There is plenty for fans of classical music to cheer about this weekend as the Nairobi Orchestra returns to the stage with two concerts at the Braeburn Theatre.
The highlight of the performances will be the premiere of “Concerto for Tuba” by music teacher and composer Njane Mugambi.
The idea of composing a substantive work for tuba started in 2007.
The main themes were composed at first as the work evolved from a sonata (a musical composition of two to four movements usually for a solo instrument or a small ensemble) to a full-fledged concerto.
The writing stopped for a few years until tuba player Jennifer Wanjala expressed an interest in premiering a new piece for her instrument. As Mugambi has done with his previous compositions, the “Concerto for Tuba” provides a perspective of Kenyan music interpreted in a classical music setting.
It is composed of three movements, a relaxed rhythmic opening by percussion and strings accompanied by echoing refrains of the wind instruments.
The second movement consists of a multi-part harmony while the tuba sets an energetic mood to the third section complete with call-response passages in the style of folk music.
According to Mugambi, the inspiration from the piece is drawn from the rich diverse Kenyan cultures, past and present.
The performance also features “Finlandia” by the Finnish composer Jean Sibelius.
This is a symphonic poem written in 1899 and revised the following year. Most people even with a superficial knowledge of classical music recognise the melody of this music.

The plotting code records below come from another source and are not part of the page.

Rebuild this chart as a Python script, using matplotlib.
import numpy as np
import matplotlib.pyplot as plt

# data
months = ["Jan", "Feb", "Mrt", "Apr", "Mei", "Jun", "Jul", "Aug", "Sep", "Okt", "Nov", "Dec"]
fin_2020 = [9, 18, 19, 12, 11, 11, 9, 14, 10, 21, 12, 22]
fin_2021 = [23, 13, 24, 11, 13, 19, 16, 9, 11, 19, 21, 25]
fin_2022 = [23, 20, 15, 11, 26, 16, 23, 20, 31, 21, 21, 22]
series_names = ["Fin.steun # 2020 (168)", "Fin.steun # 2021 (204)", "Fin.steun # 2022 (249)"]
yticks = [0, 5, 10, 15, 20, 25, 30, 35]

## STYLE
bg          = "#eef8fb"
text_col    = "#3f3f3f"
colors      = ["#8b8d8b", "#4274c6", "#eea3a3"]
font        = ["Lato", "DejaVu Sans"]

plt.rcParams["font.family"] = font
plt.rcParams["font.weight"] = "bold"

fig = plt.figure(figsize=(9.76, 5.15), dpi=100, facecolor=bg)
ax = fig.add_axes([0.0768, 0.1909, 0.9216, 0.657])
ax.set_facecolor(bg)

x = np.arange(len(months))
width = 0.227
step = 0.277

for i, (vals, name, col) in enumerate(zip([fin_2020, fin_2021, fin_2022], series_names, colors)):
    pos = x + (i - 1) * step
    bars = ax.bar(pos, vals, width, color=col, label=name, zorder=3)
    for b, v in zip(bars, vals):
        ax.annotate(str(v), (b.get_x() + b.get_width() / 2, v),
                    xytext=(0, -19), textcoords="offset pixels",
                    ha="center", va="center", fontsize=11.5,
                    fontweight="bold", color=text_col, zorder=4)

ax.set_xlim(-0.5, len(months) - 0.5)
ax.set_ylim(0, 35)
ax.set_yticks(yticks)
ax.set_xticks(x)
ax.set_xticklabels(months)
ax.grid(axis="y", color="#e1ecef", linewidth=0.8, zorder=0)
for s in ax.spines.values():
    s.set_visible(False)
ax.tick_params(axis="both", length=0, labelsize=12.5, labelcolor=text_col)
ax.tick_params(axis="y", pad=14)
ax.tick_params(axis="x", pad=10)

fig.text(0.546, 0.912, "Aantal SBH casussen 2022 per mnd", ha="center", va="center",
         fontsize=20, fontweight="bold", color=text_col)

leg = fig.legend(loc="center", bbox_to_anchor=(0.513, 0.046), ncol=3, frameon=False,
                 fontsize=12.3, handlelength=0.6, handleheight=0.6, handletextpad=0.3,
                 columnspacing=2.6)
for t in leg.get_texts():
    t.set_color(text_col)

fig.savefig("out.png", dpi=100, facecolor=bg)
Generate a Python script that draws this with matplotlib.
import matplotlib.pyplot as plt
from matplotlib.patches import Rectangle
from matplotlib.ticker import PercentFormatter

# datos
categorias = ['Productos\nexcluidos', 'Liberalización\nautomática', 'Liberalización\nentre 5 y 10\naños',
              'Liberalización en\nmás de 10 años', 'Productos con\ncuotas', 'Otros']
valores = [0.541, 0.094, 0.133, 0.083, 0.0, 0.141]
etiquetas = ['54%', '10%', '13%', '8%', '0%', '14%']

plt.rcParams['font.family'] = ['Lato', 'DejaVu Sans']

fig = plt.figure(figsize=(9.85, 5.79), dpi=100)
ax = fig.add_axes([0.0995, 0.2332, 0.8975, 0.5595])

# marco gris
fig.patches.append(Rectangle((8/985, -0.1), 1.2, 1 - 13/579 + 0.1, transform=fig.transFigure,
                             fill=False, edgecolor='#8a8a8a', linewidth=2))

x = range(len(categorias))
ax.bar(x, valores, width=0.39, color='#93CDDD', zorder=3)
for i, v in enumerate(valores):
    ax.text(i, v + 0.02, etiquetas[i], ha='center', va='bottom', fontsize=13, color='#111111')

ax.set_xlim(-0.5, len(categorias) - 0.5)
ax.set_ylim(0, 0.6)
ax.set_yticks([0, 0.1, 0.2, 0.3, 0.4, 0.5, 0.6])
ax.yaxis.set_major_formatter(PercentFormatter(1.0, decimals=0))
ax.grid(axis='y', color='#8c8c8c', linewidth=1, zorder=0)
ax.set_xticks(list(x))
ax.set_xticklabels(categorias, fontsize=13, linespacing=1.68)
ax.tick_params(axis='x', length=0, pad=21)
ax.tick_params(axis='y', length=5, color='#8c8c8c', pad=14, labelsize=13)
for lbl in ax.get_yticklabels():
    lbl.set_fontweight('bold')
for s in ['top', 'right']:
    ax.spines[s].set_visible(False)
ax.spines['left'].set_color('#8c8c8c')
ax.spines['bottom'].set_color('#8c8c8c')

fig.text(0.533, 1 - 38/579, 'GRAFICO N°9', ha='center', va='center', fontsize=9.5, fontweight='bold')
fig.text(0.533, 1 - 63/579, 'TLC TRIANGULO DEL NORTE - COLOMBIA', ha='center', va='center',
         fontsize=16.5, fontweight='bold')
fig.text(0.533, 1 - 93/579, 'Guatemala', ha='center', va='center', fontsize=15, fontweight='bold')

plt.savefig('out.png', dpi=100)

It was originally written as a protest against censorship by the Russian Empire (for nearly the entire 1800s Finland was under the control of the Russians). It opens with a deep brass chords and the music quickly becomes passionate, loud and frantic as if to rally the Finns against the oppressors.
As it approaches the end, the orchestra calms and a popular section called the “Finlandia Hymn” comes on.
This is a quiet, divine hymn in prayer to God for deliverance. This inspiring melody grows until it becomes a triumphant conclusion.
Sibelius’s most famous work is powerfully patriotic, exciting and emotional, packed with grand melodies and dramatic explosions.
The composer gives each of the instrumental groups in the orchestra a chance to shine and the orchestra comes together in a spectacular powerhouse. The performance of the piece lasts up to nine minutes.
Another outstanding piece on the concert programme is “Danzon No. 2” by the Mexican composer Arturo Marquez.
This modern classic is named after the dance style ‘danzon’ (literally ‘big dance in Spanish), which originated in Cuba but has become popular in Mexico. It is often compared to that other famous urban Latin American dance rhythm, the tango.
Written for full orchestra, the piece features solos for clarinet, oboe, piano, violin, trumpet and flute. It begins with a nostalgic rendering of the dance with a clarinet solo played over piano and strings. Midway through, the music turns into a spirited dance as the solo trumpet lead the brass to an enthusiastic frenzy and a foot-stomping close.
“Danzon No. 2” premiered in 1994, performed by the Orchestra Filarmonica de la UNAM in Mexico City. Due to its popularity, it also often called the second national anthem of Mexico.
The final piece on the programme for the concert by the Nairobi Orchestra is “Pictures at an exhibition” by Modest Mussorgsky.
This is a famous piece for piano written by the Russian composer in 1874 in honour of his painter friend Vladimir Hartmann, hence the title. It is most often played not its original piano version but in orchestra format. Mussorgsky composed a set of 10 piano pieces called “Pictures at an Exhibition” during a memorial exhibition of the painter’s works after his death.
Conductor of performance
He captured in music the sketches, watercolours and architectural designs that were shown at the exhibition. Mussorgsky also based a few sections of the music on canvasses that he had been shown privately by the artist.
The concerts by the Nairobi Orchestra take place on Saturday 17th June at 7pm and the next day at 3pm at the Braeburn Theatre, Nairobi. The conductor of the performance is Duncan Miano Wambugu.